When the Orthodox church in Greece decided to switch to the Gregorian calendar in the 1920s, they tried to improve on the Gregorian calendar leap year rules by replacing the "divisible by 400" rule with another rule: Every year which when divided by 900 leaves a remainder of 200 or 600 is a leap year. This rule gives 218 leap years every 900 years, which gives an average year 365 218/900 days or 365.24222 days, which is more accurate than the official Gregorian year of 365.2425 days. Yet again, this rule is also unofficial and therefore not followed.
The length of the year has increased slightly over the millennia due to several reasons. These include: the gradual slowing of the Earth’s rotation, slow changes in the Earth’s orbit due to other planets and the moon, as well as regular effects due to the changing of the Earth’s axis of rotation every 26,000 years.

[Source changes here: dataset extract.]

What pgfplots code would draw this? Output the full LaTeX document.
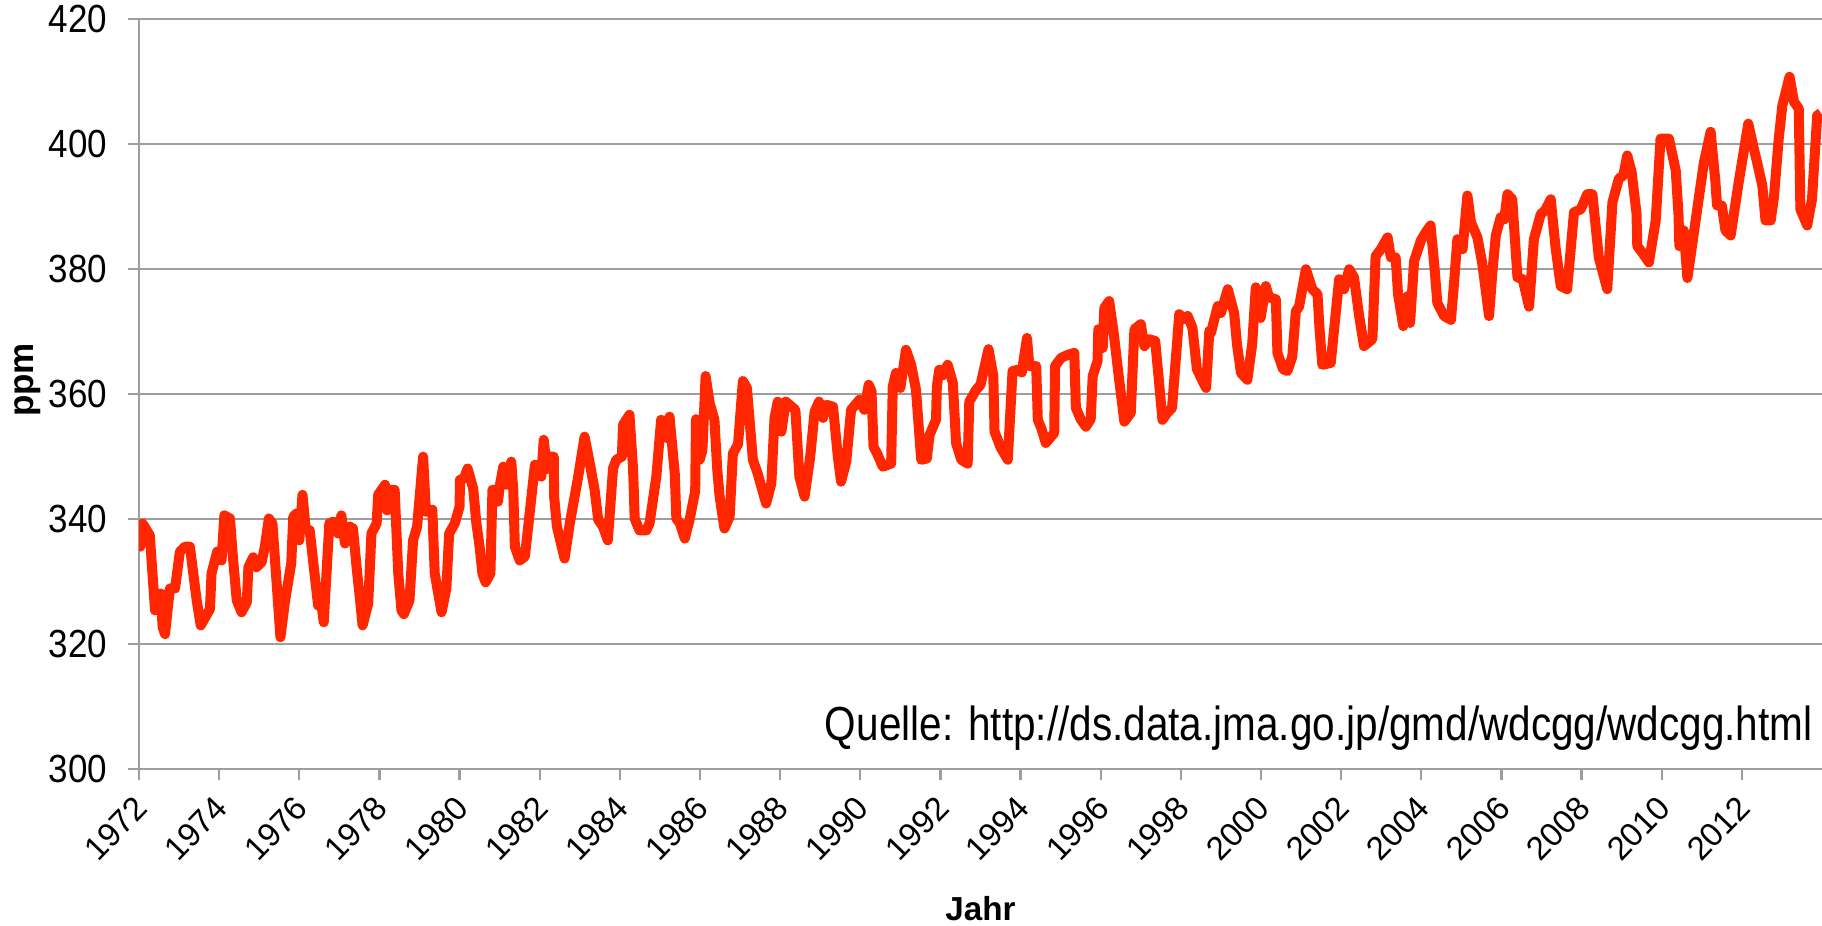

Large scale movements of water and changes in the atmosphere affect the Earth’s momentum. Gravity from the moon, which results in the change of tides in the ocean, slows the speed of rotation. Other processes occurring on or inside the Earth also affect the speed at which the earth rotates.
The measurement of time is currently determined by an international consortium based in France which averages the time from about 220 atomic clocks in over two dozen countries. The atomic clock is the only object that tells time and generates a precise time scale. The atomic clock is ultra-accurate.
Historically, the calculation of time has been based on the position of the earth relative to the sun using noon, when the sun is highest in the sky, as a marker. The length of the second (the length of time required for nine billion, one hundred and ninety-two million, six hundred and thirty-one thousand, seven hundred and seventy cycles of the Cesium atom at zero magnetic field) was determined around the end of the 19th century; this second is thus equivalent to the second defined by the fraction 1/31556925.9747 of the year 1900. In 1967, the official second was set as equal to an average second of Earth’s rotation time. This is because the earth rotates at a slightly irregular rate.
World time is adjusted every year by adding something known as a "leap second." As the time calculated by the position of the sun differs from the time calculated by the atomic clock, it is necessary to adjust international time standards to match the position of the Earth.
INTERESTING FACTS:
-the smallest amount of time that can be measured is six hundred million billion billion billion billionths of a second. This is known as Planck time after the person who discovered it, Max Planck (1858-1947).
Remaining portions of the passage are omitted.